Commemorative Stamp and Envelope of Man's First Landing on the Moon 

My coin collection isn’t worth much money but the true value is in the memory of these moments. It is remarkable how the simplest gesture from decades ago represent the kindness of a gentle man. Hymie was soft spoken and one of those lovely people in your life who were always part of my family support system and appeared at many special family occasions. His wife Sara, was so special to my Mom and her beloved sister Annette, but Hymie was always in a supporting role looking on adoringly at his Sara and bringing Diane, Mitchell and me little gifts. It has taken me many years to realize how important his kindness was to me. These small gestures are the true currency of love and special moments in life. 

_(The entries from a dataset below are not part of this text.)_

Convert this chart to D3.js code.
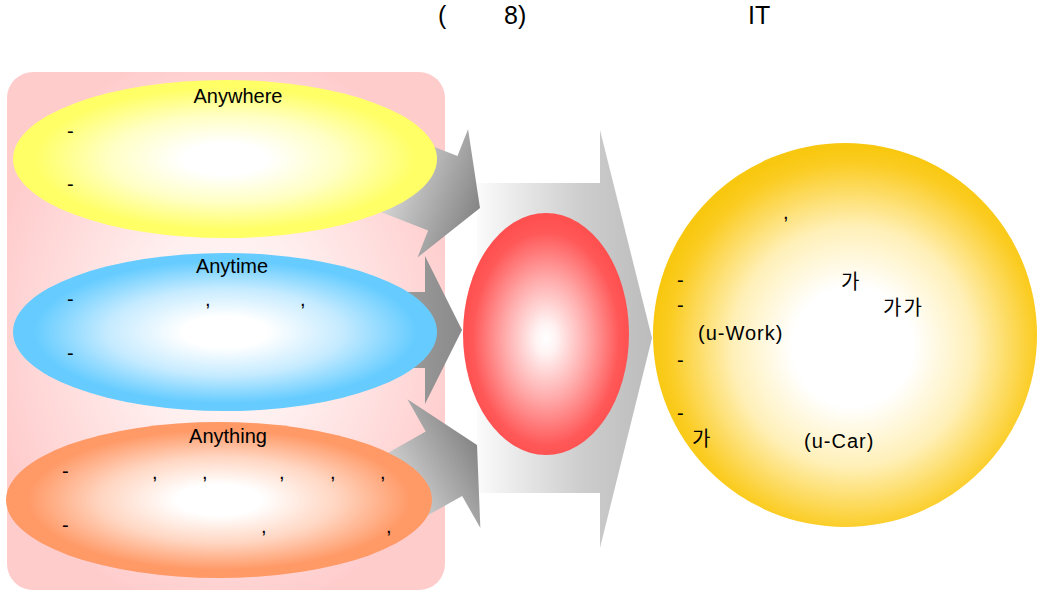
<!DOCTYPE html>
<html>
<head>
<meta charset="utf-8">
<script src="https://cdn.jsdelivr.net/npm/d3@7"></script>
<style>
  html, body { margin: 0; padding: 0; background: #ffffff; }
  svg { display: block; }
  text { font-family: "Liberation Sans", Arial, "Noto Sans CJK KR", sans-serif; fill: #000; }
</style>
</head>
<body>
<svg id="chart" width="1039" height="595"></svg>
<script>
// ---------- content (text as it appears) ----------
const titleParts = ["(", "8)", "IT"];
const sourceLabels = ["Anywhere", "Anytime", "Anything"];
const anywhereFragments = ["-", "-"];
const anytimeFragments = ["-", ",", ",", "-"];
const anythingFragments = ["-", ",", ",", ",", ",", ",", "-", ",", ","];
const hubFragments = [",", "가", "가가", "-", "-", "(u-Work)", "-", "-", "가", "(u-Car)"];

// ---------- layout (positions, kept separate from content) ----------
const titleX = [438, 504, 748];
const titleY = 24;
const ellipseLayout = [
  { cx: 225, cy: 159, rx: 212, ry: 79, edge: "#ffff66", mid: "#ffffc4", labelX: 238, labelY: 103 },
  { cx: 225, cy: 332, rx: 212, ry: 79, edge: "#66ccff", mid: "#c6ebff", labelX: 232, labelY: 273 },
  { cx: 219, cy: 500, rx: 213, ry: 78, edge: "#ff9966", mid: "#ffd6c2", labelX: 228, labelY: 443 }
];
const anywhereXY = [[67, 138], [67, 191]];
const anytimeXY = [[67, 306], [205, 306], [300, 306], [67, 360]];
const anythingXY = [[62, 478], [152, 479], [202, 479], [279, 479], [330, 479], [380, 479],
                    [62, 532], [261, 533], [386, 533]];
const hubXY = [[783, 219], [841, 289], [883, 315], [677, 287], [677, 312], [698, 340],
               [677, 367], [677, 420], [692, 446], [804, 448]];
const hubSpacing = [0, 0, 2, 0, 0, 1, 0, 0, 0, 1];

// small arrows: tip, angle (deg), total length, head length, head half width, body half width
const smallArrows = [
  { tip: [480, 208], angle: 21.5, len: 110, head: 40, hw: 69, bw: 40, c0: "#e4e4e4", c1: "#858585" },
  { tip: [462, 330], angle: 0, len: 100, head: 37, hw: 74, bw: 38, c0: "#a8a8a8", c1: "#8a8a8a" },
  { tip: [477, 445], angle: -29.5, len: 110, head: 38, hw: 74, bw: 37, c0: "#e4e4e4", c1: "#858585" }
];
const bigArrow = { x0: 477, xHead: 600, tipX: 652, bodyTop: 183, bodyBottom: 493, headTop: 130, headBottom: 548, tipY: 338 };

const svg = d3.select("#chart");
const defs = svg.append("defs");

function stops(grad, list) {
  list.forEach(([o, c]) => grad.append("stop").attr("offset", o).attr("stop-color", c));
}

// gradients
const pinkGrad = defs.append("radialGradient").attr("id", "pinkGrad")
  .attr("cx", 0.5).attr("cy", 0.5).attr("r", 0.55);
stops(pinkGrad, [[0, "#fff8f8"], [0.35, "#fff0f0"], [1, "#ffcccc"]]);

ellipseLayout.forEach((e, i) => {
  const g = defs.append("radialGradient").attr("id", "eg" + i).attr("cx", 0.5).attr("cy", 0.5).attr("r", 0.5);
  stops(g, [[0, "#ffffff"], [0.2, "#ffffff"], [0.55, e.mid], [0.9, e.edge], [1, e.edge]]);
});

const redGrad = defs.append("radialGradient").attr("id", "redGrad").attr("cx", 0.5).attr("cy", 0.52).attr("r", 0.5);
stops(redGrad, [[0, "#ffffff"], [0.12, "#fff4f4"], [0.5, "#ffaaaa"], [0.88, "#ff5858"], [1, "#ff5050"]]);

const goldGrad = defs.append("radialGradient").attr("id", "goldGrad").attr("cx", 0.52).attr("cy", 0.53).attr("r", 0.52);
stops(goldGrad, [[0, "#ffffff"], [0.3, "#ffffff"], [0.6, "#fff0b8"], [0.92, "#fbcc22"], [1, "#f8c810"]]);

const bigGrad = defs.append("linearGradient").attr("id", "bigGrad")
  .attr("gradientUnits", "userSpaceOnUse")
  .attr("x1", bigArrow.x0).attr("y1", 0).attr("x2", bigArrow.tipX).attr("y2", 0);
stops(bigGrad, [[0, "#fbfbfb"], [0.6, "#cdcdcd"], [1, "#bcbcbc"]]);

// ---------- pink panel ----------
svg.append("rect").attr("x", 7).attr("y", 72).attr("width", 438).attr("height", 518)
  .attr("rx", 26).attr("ry", 26).attr("fill", "url(#pinkGrad)");

// ---------- big arrow ----------
const line = d3.line();
const b = bigArrow;
svg.append("path")
  .attr("d", line([[b.x0, b.bodyTop], [b.xHead, b.bodyTop], [b.xHead, b.headTop], [b.tipX, b.tipY],
                   [b.xHead, b.headBottom], [b.xHead, b.bodyBottom], [b.x0, b.bodyBottom]]) + "Z")
  .attr("fill", "url(#bigGrad)");

// ---------- small arrows ----------
smallArrows.forEach((a, i) => {
  const g = defs.append("linearGradient").attr("id", "sa" + i)
    .attr("gradientUnits", "userSpaceOnUse")
    .attr("x1", 0).attr("y1", 0).attr("x2", a.len).attr("y2", 0);
  stops(g, [[0, a.c0], [1, a.c1]]);
  const L = a.len, H = a.head;
  const pts = [[0, -a.bw], [L - H, -a.bw], [L - H, -a.hw], [L, 0], [L - H, a.hw], [L - H, a.bw], [0, a.bw]];
  const rad = a.angle * Math.PI / 180;
  const tx = a.tip[0] - L * Math.cos(rad), ty = a.tip[1] - L * Math.sin(rad);
  svg.append("path")
    .attr("d", line(pts) + "Z")
    .attr("transform", `translate(${tx},${ty}) rotate(${a.angle})`)
    .attr("fill", `url(#sa${i})`);
});

// ---------- left ellipses ----------
ellipseLayout.forEach((e, i) => {
  svg.append("ellipse").attr("cx", e.cx).attr("cy", e.cy).attr("rx", e.rx).attr("ry", e.ry)
    .attr("fill", `url(#eg${i})`);
  svg.append("text").attr("x", e.labelX).attr("y", e.labelY)
    .attr("text-anchor", "middle").attr("font-size", 20).text(sourceLabels[i]);
});

function drawFragments(texts, xy, spacing) {
  svg.append("g").selectAll("text").data(texts).join("text")
    .attr("x", (d, i) => xy[i][0]).attr("y", (d, i) => xy[i][1])
    .attr("letter-spacing", (d, i) => spacing ? spacing[i] : 0)
    .attr("font-size", 20).text(d => d);
}
drawFragments(anywhereFragments, anywhereXY);
drawFragments(anytimeFragments, anytimeXY);
drawFragments(anythingFragments, anythingXY);

// ---------- red ellipse ----------
svg.append("ellipse").attr("cx", 546).attr("cy", 334).attr("rx", 83).attr("ry", 121)
  .attr("fill", "url(#redGrad)");

// ---------- gold circle ----------
svg.append("circle").attr("cx", 845).attr("cy", 335).attr("r", 192)
  .attr("fill", "url(#goldGrad)");
drawFragments(hubFragments, hubXY, hubSpacing);

// ---------- title ----------
svg.append("g").selectAll("text").data(titleParts).join("text")
  .attr("x", (d, i) => titleX[i]).attr("y", titleY)
  .attr("font-size", 25).text(d => d);
</script>
</body>
</html>
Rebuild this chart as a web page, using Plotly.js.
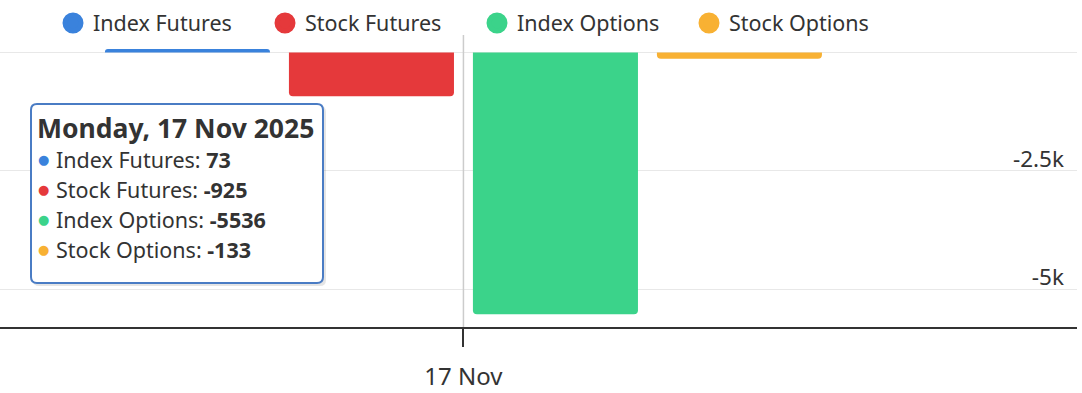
<!DOCTYPE html>
<html>
<head>
<meta charset="utf-8">
<script src="https://cdn.plot.ly/plotly-3.0.1.min.js"></script>
<style>html,body{margin:0;padding:0;background:#fff;}#chart{width:1082px;height:393px;}</style>
</head>
<body>
<div id="chart"></div>
<script>
// ---- data ----
const categories = ['17 Nov'];
const tooltipDate = 'Monday, 17 Nov 2025';
const seriesNames = ['Index Futures', 'Stock Futures', 'Index Options', 'Stock Options'];
const indexFutures = [73];
const stockFutures = [-925];
const indexOptions = [-5536];
const stockOptions = [-133];
const yTickVals = [-2500, -5000];
const yTickText = ['-2.5k', '-5k'];

const seriesValues = [indexFutures, stockFutures, indexOptions, stockOptions];
const colors = ['#3a82dc', '#e5393b', '#3bd38a', '#f8b133'];
const FONT = '"Noto Sans", "Open Sans", sans-serif';
const TXT = '#333333';

// plot-area pixel geometry helpers (for overlay tooltip)
const M = {l: 0, r: 5, t: 35, b: 66};
const PW = 1082 - M.l - M.r, PH = 393 - M.t - M.b;
const X = px => (px - M.l) / PW;
const Y = py => (393 - M.b - py) / PH;

const traces = [];
seriesNames.forEach((name, i) => {
  traces.push({
    type: 'bar', name: name, x: categories, y: seriesValues[i],
    marker: {color: colors[i], cornerradius: 4},
    legendgroup: name, showlegend: false, hoverinfo: 'none'
  });
});
seriesNames.forEach((name, i) => {
  traces.push({
    type: 'scatter', mode: 'markers', name: name, x: [null], y: [null],
    marker: {color: colors[i], size: 16, symbol: 'circle', line: {color: colors[i], width: 5}},
    legendgroup: name, showlegend: true, hoverinfo: 'none'
  });
});

// tooltip overlay
function roundRect(x0, y0, x1, y1, r) {
  const rx = r / PW, ry = r / PH;
  const a = X(x0), b = X(x1), top = Y(y0), bot = Y(y1);
  return `M ${a + rx},${top} L ${b - rx},${top} Q ${b},${top} ${b},${top - ry} ` +
         `L ${b},${bot + ry} Q ${b},${bot} ${b - rx},${bot} L ${a + rx},${bot} ` +
         `Q ${a},${bot} ${a},${bot + ry} L ${a},${top - ry} Q ${a},${top} ${a + rx},${top} Z`;
}
const shapes = [
  {type: 'line', xref: 'x', yref: 'paper', x0: categories[0], x1: categories[0], y0: 0, y1: 1,
   line: {color: '#cccccc', width: 1.5}, layer: 'above'},
  {type: 'path', xref: 'paper', yref: 'paper', path: roundRect(33, 106, 326, 286, 6),
   fillcolor: 'rgba(0,0,0,0.10)', line: {width: 0}, layer: 'above'},
  {type: 'path', xref: 'paper', yref: 'paper', path: roundRect(31, 104, 323, 283, 6),
   fillcolor: '#ffffff', line: {color: '#4a7cc4', width: 2}, layer: 'above'}
];
const annotations = [
  {xref: 'paper', yref: 'paper', x: X(35), y: Y(128), xanchor: 'left', yanchor: 'middle',
   text: '<b>' + tooltipDate + '</b>', showarrow: false,
   font: {family: FONT, size: 26.5, color: TXT}}
];
seriesNames.forEach((name, i) => {
  const py = 159 + i * 30;
  annotations.push({xref: 'paper', yref: 'paper', x: X(43), y: Y(py), xanchor: 'center', yanchor: 'middle',
    text: '●', showarrow: false, font: {family: '"DejaVu Sans", sans-serif', size: 13, color: colors[i]}});
  annotations.push({xref: 'paper', yref: 'paper', x: X(54), y: Y(py), xanchor: 'left', yanchor: 'middle',
    text: name + ': <b>' + seriesValues[i][0] + '</b>', showarrow: false,
    font: {family: FONT, size: 21.5, color: TXT}});
});

const layout = {
  width: 1082, height: 393,
  margin: M,
  paper_bgcolor: '#ffffff', plot_bgcolor: '#ffffff',
  font: {family: FONT, color: TXT},
  barmode: 'group', bargap: 0.044, bargroupgap: 0.103,
  showlegend: true,
  legend: {orientation: 'h', x: X(53), xanchor: 'left', y: Y(23), yanchor: 'middle',
           font: {family: FONT, size: 21.5, color: TXT}, entrywidth: 167, entrywidthmode: 'pixels',
           bgcolor: 'rgba(0,0,0,0)'},
  xaxis: {type: 'category', range: [-0.602, 0.797], showgrid: false, zeroline: false,
          showline: true, linecolor: '#333333', linewidth: 2,
          ticks: 'outside', ticklen: 18, tickwidth: 2, tickcolor: '#333333',
          ticklabelstandoff: 9,
          tickfont: {family: FONT, size: 24, color: TXT}, fixedrange: true},
  yaxis: {range: [-5803, 370], side: 'right', tickvals: yTickVals, ticktext: yTickText,
          ticklabelposition: 'inside top', ticklabelstandoff: 10, ticklabelshift: 4,
          showgrid: true, gridcolor: '#e8e8e8', gridwidth: 1,
          zeroline: true, zerolinecolor: '#e8e8e8', zerolinewidth: 1, showline: false, ticks: '',
          tickfont: {family: FONT, size: 22.5, color: TXT}, fixedrange: true},
  shapes: shapes,
  annotations: annotations
};

Plotly.newPlot('chart', traces, layout, {displayModeBar: false, staticPlot: true});
</script>
</body>
</html>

I can hear my Poppa George saying, "And that ain't pocket change."

Over the last decade, the thought occurred to me that I should sell this modest collection and get whatever money it might bring on eBay. As I sift through this treasure trove, I now think I need to pay this kindness forward to someone else whose life I can touch. Perhaps I will tuck it away for a future grandchild or maybe share it with a great niece or nephew when they get older. Perhaps they will find some pleasure from collecting or it will spark an affinity for being aware of their own special moments. If I can pass on the appreciation for seeing the hidden treasures right in front of our eyes, that would truly be a gift.  For now, I am enjoying looking at this loose change and seeing a loving and special Uncle named Hymie. 

I guess these sets of virgin coins are proof of love and a true coin of the realm.